* begin GIVEN MATERIAL *

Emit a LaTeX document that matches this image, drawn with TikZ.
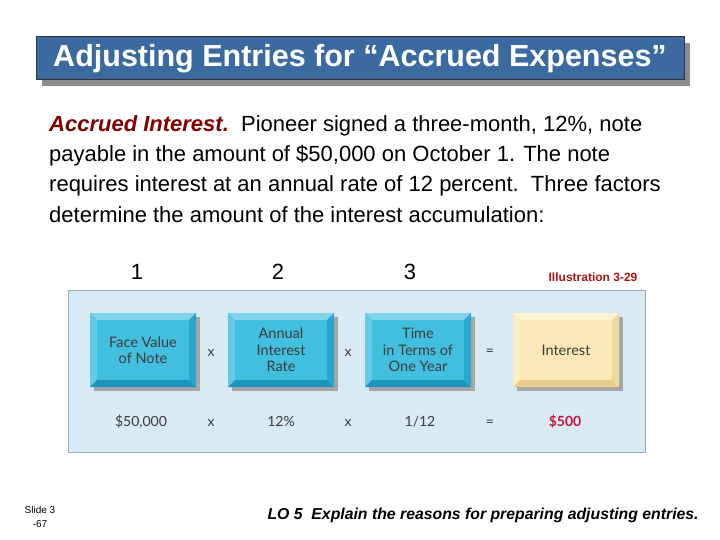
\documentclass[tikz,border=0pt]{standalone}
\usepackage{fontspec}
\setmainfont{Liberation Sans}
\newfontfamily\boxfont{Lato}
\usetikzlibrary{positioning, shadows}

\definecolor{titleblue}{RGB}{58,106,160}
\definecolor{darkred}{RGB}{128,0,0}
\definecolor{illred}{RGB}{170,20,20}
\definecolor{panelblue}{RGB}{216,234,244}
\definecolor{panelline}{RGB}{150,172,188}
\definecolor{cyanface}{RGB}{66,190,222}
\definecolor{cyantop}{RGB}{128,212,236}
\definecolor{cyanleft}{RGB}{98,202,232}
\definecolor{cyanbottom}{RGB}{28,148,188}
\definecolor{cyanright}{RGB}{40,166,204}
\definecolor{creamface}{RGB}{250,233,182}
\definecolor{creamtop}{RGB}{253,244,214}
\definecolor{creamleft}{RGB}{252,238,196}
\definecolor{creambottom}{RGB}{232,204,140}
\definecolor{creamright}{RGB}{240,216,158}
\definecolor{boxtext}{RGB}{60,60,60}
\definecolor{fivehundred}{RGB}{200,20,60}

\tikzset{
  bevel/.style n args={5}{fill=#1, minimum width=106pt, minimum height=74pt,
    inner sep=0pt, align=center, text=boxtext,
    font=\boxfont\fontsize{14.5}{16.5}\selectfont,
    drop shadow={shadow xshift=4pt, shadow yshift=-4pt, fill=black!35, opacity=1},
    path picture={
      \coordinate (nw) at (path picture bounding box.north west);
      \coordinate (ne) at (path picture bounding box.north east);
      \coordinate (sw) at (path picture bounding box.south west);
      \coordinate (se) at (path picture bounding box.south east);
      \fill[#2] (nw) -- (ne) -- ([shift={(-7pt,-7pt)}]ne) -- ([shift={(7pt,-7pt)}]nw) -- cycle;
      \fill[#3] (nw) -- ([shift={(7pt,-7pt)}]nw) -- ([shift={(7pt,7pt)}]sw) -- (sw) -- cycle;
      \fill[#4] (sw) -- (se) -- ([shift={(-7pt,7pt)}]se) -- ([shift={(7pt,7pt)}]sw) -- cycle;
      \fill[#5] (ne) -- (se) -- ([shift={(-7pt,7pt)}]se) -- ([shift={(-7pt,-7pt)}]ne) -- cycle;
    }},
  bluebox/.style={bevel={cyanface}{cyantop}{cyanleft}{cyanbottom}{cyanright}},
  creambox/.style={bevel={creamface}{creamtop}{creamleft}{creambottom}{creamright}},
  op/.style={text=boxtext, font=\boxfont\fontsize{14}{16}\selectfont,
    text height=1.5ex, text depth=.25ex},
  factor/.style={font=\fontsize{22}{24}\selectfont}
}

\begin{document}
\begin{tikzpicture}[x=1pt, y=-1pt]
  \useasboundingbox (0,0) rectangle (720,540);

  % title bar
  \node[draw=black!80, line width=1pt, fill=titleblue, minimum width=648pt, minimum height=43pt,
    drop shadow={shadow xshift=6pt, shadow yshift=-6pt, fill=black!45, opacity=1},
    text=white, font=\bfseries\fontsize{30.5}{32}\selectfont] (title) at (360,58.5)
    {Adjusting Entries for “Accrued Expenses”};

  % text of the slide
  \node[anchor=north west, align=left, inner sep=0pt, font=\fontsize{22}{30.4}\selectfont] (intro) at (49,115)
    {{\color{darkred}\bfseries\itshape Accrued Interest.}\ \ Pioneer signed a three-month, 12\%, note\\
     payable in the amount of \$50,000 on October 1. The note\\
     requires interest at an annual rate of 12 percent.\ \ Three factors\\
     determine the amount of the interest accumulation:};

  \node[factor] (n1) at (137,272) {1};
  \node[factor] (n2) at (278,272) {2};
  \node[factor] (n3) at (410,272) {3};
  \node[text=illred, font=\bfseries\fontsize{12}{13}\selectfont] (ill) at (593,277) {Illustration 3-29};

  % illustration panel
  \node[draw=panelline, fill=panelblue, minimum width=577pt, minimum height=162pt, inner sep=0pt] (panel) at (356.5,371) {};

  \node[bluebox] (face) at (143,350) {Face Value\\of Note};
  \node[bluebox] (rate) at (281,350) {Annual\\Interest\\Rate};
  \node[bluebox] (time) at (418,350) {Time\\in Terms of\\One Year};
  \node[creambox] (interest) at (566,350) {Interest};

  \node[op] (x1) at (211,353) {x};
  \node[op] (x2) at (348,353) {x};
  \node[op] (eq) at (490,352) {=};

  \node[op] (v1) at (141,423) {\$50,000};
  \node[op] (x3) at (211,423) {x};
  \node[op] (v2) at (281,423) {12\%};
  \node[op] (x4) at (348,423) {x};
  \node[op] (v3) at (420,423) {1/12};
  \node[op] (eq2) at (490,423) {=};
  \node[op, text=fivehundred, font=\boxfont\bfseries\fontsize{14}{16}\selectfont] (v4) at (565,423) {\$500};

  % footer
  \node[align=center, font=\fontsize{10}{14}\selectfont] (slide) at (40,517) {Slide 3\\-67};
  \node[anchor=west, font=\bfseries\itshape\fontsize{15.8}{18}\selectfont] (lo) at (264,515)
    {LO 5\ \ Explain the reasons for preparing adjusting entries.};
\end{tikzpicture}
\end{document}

* end GIVEN MATERIAL *

• [EXERCISE REQUIREMENTS]: Return each line exactly as written. Any picture gets left out.

• [ANSWER TO THE TASK]:
Emit a LaTeX document that matches this image, drawn with TikZ.
\documentclass[tikz,border=0pt]{standalone}
\usepackage{fontspec}
\setmainfont{Liberation Sans}
\newfontfamily\boxfont{Lato}
\usetikzlibrary{positioning, shadows}

\definecolor{titleblue}{RGB}{58,106,160}
\definecolor{darkred}{RGB}{128,0,0}
\definecolor{illred}{RGB}{170,20,20}
\definecolor{panelblue}{RGB}{216,234,244}
\definecolor{panelline}{RGB}{150,172,188}
\definecolor{cyanface}{RGB}{66,190,222}
\definecolor{cyantop}{RGB}{128,212,236}
\definecolor{cyanleft}{RGB}{98,202,232}
\definecolor{cyanbottom}{RGB}{28,148,188}
\definecolor{cyanright}{RGB}{40,166,204}
\definecolor{creamface}{RGB}{250,233,182}
\definecolor{creamtop}{RGB}{253,244,214}
\definecolor{creamleft}{RGB}{252,238,196}
\definecolor{creambottom}{RGB}{232,204,140}
\definecolor{creamright}{RGB}{240,216,158}
\definecolor{boxtext}{RGB}{60,60,60}
\definecolor{fivehundred}{RGB}{200,20,60}

\tikzset{
  bevel/.style n args={5}{fill=#1, minimum width=106pt, minimum height=74pt,
    inner sep=0pt, align=center, text=boxtext,
    font=\boxfont\fontsize{14.5}{16.5}\selectfont,
    drop shadow={shadow xshift=4pt, shadow yshift=-4pt, fill=black!35, opacity=1},
    path picture={
      \coordinate (nw) at (path picture bounding box.north west);
      \coordinate (ne) at (path picture bounding box.north east);
      \coordinate (sw) at (path picture bounding box.south west);
      \coordinate (se) at (path picture bounding box.south east);
      \fill[#2] (nw) -- (ne) -- ([shift={(-7pt,-7pt)}]ne) -- ([shift={(7pt,-7pt)}]nw) -- cycle;
      \fill[#3] (nw) -- ([shift={(7pt,-7pt)}]nw) -- ([shift={(7pt,7pt)}]sw) -- (sw) -- cycle;
      \fill[#4] (sw) -- (se) -- ([shift={(-7pt,7pt)}]se) -- ([shift={(7pt,7pt)}]sw) -- cycle;
      \fill[#5] (ne) -- (se) -- ([shift={(-7pt,7pt)}]se) -- ([shift={(-7pt,-7pt)}]ne) -- cycle;
    }},
  bluebox/.style={bevel={cyanface}{cyantop}{cyanleft}{cyanbottom}{cyanright}},
  creambox/.style={bevel={creamface}{creamtop}{creamleft}{creambottom}{creamright}},
  op/.style={text=boxtext, font=\boxfont\fontsize{14}{16}\selectfont,
    text height=1.5ex, text depth=.25ex},
  factor/.style={font=\fontsize{22}{24}\selectfont}
}

\begin{document}
\begin{tikzpicture}[x=1pt, y=-1pt]
  \useasboundingbox (0,0) rectangle (720,540);

  % title bar
  \node[draw=black!80, line width=1pt, fill=titleblue, minimum width=648pt, minimum height=43pt,
    drop shadow={shadow xshift=6pt, shadow yshift=-6pt, fill=black!45, opacity=1},
    text=white, font=\bfseries\fontsize{30.5}{32}\selectfont] (title) at (360,58.5)
    {Adjusting Entries for “Accrued Expenses”};

  % text of the slide
  \node[anchor=north west, align=left, inner sep=0pt, font=\fontsize{22}{30.4}\selectfont] (intro) at (49,115)
    {{\color{darkred}\bfseries\itshape Accrued Interest.}\ \ Pioneer signed a three-month, 12\%, note\\
     payable in the amount of \$50,000 on October 1. The note\\
     requires interest at an annual rate of 12 percent.\ \ Three factors\\
     determine the amount of the interest accumulation:};

  \node[factor] (n1) at (137,272) {1};
  \node[factor] (n2) at (278,272) {2};
  \node[factor] (n3) at (410,272) {3};
  \node[text=illred, font=\bfseries\fontsize{12}{13}\selectfont] (ill) at (593,277) {Illustration 3-29};

  % illustration panel
  \node[draw=panelline, fill=panelblue, minimum width=577pt, minimum height=162pt, inner sep=0pt] (panel) at (356.5,371) {};

  \node[bluebox] (face) at (143,350) {Face Value\\of Note};
  \node[bluebox] (rate) at (281,350) {Annual\\Interest\\Rate};
  \node[bluebox] (time) at (418,350) {Time\\in Terms of\\One Year};
  \node[creambox] (interest) at (566,350) {Interest};

  \node[op] (x1) at (211,353) {x};
  \node[op] (x2) at (348,353) {x};
  \node[op] (eq) at (490,352) {=};

  \node[op] (v1) at (141,423) {\$50,000};
  \node[op] (x3) at (211,423) {x};
  \node[op] (v2) at (281,423) {12\%};
  \node[op] (x4) at (348,423) {x};
  \node[op] (v3) at (420,423) {1/12};
  \node[op] (eq2) at (490,423) {=};
  \node[op, text=fivehundred, font=\boxfont\bfseries\fontsize{14}{16}\selectfont] (v4) at (565,423) {\$500};

  % footer
  \node[align=center, font=\fontsize{10}{14}\selectfont] (slide) at (40,517) {Slide 3\\-67};
  \node[anchor=west, font=\bfseries\itshape\fontsize{15.8}{18}\selectfont] (lo) at (264,515)
    {LO 5\ \ Explain the reasons for preparing adjusting entries.};
\end{tikzpicture}
\end{document}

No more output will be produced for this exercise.